** start INPUT FOR THIS TASK **
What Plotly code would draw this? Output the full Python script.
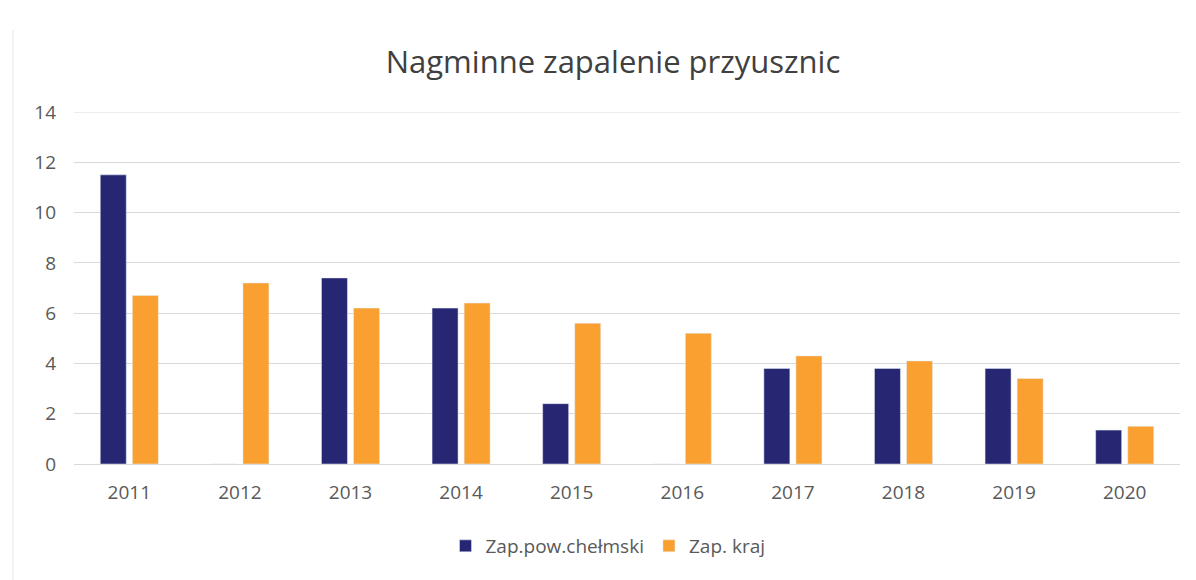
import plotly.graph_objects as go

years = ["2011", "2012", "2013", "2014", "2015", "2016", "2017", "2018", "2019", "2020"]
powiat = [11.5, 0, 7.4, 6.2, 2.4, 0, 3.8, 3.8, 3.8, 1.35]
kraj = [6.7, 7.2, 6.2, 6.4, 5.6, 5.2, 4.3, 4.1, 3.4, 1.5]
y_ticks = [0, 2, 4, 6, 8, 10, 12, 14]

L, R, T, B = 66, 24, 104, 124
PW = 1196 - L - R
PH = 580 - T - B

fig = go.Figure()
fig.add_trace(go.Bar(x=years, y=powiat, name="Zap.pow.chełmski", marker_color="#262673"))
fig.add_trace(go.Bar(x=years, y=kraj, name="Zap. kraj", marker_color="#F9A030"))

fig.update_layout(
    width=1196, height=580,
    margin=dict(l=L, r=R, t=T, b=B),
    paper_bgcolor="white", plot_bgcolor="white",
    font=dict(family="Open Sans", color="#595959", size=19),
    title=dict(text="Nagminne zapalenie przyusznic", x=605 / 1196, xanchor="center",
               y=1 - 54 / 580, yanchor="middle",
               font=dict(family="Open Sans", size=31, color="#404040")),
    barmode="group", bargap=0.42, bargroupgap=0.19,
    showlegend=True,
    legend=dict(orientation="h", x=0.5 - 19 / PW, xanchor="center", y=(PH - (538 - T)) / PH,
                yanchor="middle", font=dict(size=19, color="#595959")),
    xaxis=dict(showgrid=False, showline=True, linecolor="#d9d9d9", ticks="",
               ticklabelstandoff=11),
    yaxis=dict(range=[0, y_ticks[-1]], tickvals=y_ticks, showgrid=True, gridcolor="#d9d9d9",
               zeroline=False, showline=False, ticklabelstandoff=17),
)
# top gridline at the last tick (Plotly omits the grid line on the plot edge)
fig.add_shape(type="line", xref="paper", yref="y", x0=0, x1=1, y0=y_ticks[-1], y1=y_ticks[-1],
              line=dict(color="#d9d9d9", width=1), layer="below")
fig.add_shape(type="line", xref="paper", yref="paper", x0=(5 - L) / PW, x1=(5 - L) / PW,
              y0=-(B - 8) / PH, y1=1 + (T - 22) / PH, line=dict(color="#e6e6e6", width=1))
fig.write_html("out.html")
** end INPUT FOR THIS TASK **
** start INPUT FOR THIS TASK **
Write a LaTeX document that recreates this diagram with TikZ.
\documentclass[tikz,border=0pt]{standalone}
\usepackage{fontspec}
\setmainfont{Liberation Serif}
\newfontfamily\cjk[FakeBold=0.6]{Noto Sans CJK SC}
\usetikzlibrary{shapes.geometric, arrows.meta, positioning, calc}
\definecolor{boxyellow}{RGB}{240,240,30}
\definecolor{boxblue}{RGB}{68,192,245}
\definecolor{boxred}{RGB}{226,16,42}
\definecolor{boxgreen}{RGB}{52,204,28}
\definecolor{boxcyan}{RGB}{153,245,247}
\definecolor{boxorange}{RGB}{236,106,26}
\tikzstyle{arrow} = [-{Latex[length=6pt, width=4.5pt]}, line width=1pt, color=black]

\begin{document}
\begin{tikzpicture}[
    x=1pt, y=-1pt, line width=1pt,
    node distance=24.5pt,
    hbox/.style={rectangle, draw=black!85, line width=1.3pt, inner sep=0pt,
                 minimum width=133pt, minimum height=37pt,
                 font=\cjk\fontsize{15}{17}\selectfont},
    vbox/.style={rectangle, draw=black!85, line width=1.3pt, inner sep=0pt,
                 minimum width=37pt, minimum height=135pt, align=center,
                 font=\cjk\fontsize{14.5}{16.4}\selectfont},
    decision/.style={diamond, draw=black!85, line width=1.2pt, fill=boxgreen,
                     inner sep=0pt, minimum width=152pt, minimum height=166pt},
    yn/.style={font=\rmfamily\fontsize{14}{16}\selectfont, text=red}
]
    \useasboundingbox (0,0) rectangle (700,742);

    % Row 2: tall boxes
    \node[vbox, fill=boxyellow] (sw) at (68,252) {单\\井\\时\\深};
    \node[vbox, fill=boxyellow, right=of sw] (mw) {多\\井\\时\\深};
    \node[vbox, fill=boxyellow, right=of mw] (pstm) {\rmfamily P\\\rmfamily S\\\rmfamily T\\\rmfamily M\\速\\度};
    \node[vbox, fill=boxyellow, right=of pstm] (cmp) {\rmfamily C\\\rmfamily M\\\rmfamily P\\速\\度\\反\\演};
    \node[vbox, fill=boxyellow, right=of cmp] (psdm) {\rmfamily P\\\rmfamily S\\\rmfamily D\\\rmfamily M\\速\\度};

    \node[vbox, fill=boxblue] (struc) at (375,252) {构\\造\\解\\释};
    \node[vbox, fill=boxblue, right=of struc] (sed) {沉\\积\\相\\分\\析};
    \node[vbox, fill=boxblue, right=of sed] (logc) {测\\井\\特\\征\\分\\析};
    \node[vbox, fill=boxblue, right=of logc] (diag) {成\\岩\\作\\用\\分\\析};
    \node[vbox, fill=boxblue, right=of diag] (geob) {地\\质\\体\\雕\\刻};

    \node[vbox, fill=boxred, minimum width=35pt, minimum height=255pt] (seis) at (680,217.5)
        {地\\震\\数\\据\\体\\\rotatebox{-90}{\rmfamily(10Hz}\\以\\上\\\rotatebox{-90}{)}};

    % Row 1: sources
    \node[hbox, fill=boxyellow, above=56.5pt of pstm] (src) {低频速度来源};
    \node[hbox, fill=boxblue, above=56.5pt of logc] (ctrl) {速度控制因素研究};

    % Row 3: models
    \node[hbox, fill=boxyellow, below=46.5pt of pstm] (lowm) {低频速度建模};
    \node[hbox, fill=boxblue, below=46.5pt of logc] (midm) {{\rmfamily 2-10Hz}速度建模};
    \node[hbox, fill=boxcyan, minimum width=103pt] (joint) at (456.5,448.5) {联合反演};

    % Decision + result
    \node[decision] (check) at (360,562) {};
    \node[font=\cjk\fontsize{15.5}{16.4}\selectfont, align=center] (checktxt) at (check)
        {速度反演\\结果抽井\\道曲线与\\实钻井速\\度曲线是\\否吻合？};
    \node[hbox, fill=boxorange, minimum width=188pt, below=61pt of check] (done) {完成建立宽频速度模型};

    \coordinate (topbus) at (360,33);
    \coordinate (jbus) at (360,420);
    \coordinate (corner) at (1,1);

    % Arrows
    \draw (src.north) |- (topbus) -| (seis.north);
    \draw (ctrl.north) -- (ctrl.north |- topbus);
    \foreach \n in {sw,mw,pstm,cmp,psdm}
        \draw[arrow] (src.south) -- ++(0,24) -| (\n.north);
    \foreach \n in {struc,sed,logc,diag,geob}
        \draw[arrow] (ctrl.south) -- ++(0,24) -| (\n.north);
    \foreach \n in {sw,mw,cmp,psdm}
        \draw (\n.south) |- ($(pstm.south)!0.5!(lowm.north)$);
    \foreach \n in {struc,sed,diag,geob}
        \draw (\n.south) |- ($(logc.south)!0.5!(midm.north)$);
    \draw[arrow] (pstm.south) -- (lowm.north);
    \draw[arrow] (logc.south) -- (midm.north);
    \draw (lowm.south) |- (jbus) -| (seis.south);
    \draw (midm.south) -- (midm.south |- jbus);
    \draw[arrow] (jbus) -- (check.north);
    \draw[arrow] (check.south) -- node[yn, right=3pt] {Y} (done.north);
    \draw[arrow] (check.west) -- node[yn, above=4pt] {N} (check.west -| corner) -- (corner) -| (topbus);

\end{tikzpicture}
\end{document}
** end INPUT FOR THIS TASK **
# [WORK INSTRUCTIONS]
Extract from the listing above the lines between the line containing "Write a LaTeX" and the line containing "fill=boxyellow, right=of cmp]", keeping both of those lines. Output nothing else.

# [ANSWER TO THE EXERCISE]
Write a LaTeX document that recreates this diagram with TikZ.
\documentclass[tikz,border=0pt]{standalone}
\usepackage{fontspec}
\setmainfont{Liberation Serif}
\newfontfamily\cjk[FakeBold=0.6]{Noto Sans CJK SC}
\usetikzlibrary{shapes.geometric, arrows.meta, positioning, calc}
\definecolor{boxyellow}{RGB}{240,240,30}
\definecolor{boxblue}{RGB}{68,192,245}
\definecolor{boxred}{RGB}{226,16,42}
\definecolor{boxgreen}{RGB}{52,204,28}
\definecolor{boxcyan}{RGB}{153,245,247}
\definecolor{boxorange}{RGB}{236,106,26}
\tikzstyle{arrow} = [-{Latex[length=6pt, width=4.5pt]}, line width=1pt, color=black]

\begin{document}
\begin{tikzpicture}[
    x=1pt, y=-1pt, line width=1pt,
    node distance=24.5pt,
    hbox/.style={rectangle, draw=black!85, line width=1.3pt, inner sep=0pt,
                 minimum width=133pt, minimum height=37pt,
                 font=\cjk\fontsize{15}{17}\selectfont},
    vbox/.style={rectangle, draw=black!85, line width=1.3pt, inner sep=0pt,
                 minimum width=37pt, minimum height=135pt, align=center,
                 font=\cjk\fontsize{14.5}{16.4}\selectfont},
    decision/.style={diamond, draw=black!85, line width=1.2pt, fill=boxgreen,
                     inner sep=0pt, minimum width=152pt, minimum height=166pt},
    yn/.style={font=\rmfamily\fontsize{14}{16}\selectfont, text=red}
]
    \useasboundingbox (0,0) rectangle (700,742);

    % Row 2: tall boxes
    \node[vbox, fill=boxyellow] (sw) at (68,252) {单\\井\\时\\深};
    \node[vbox, fill=boxyellow, right=of sw] (mw) {多\\井\\时\\深};
    \node[vbox, fill=boxyellow, right=of mw] (pstm) {\rmfamily P\\\rmfamily S\\\rmfamily T\\\rmfamily M\\速\\度};
    \node[vbox, fill=boxyellow, right=of pstm] (cmp) {\rmfamily C\\\rmfamily M\\\rmfamily P\\速\\度\\反\\演};
    \node[vbox, fill=boxyellow, right=of cmp] (psdm) {\rmfamily P\\\rmfamily S\\\rmfamily D\\\rmfamily M\\速\\度};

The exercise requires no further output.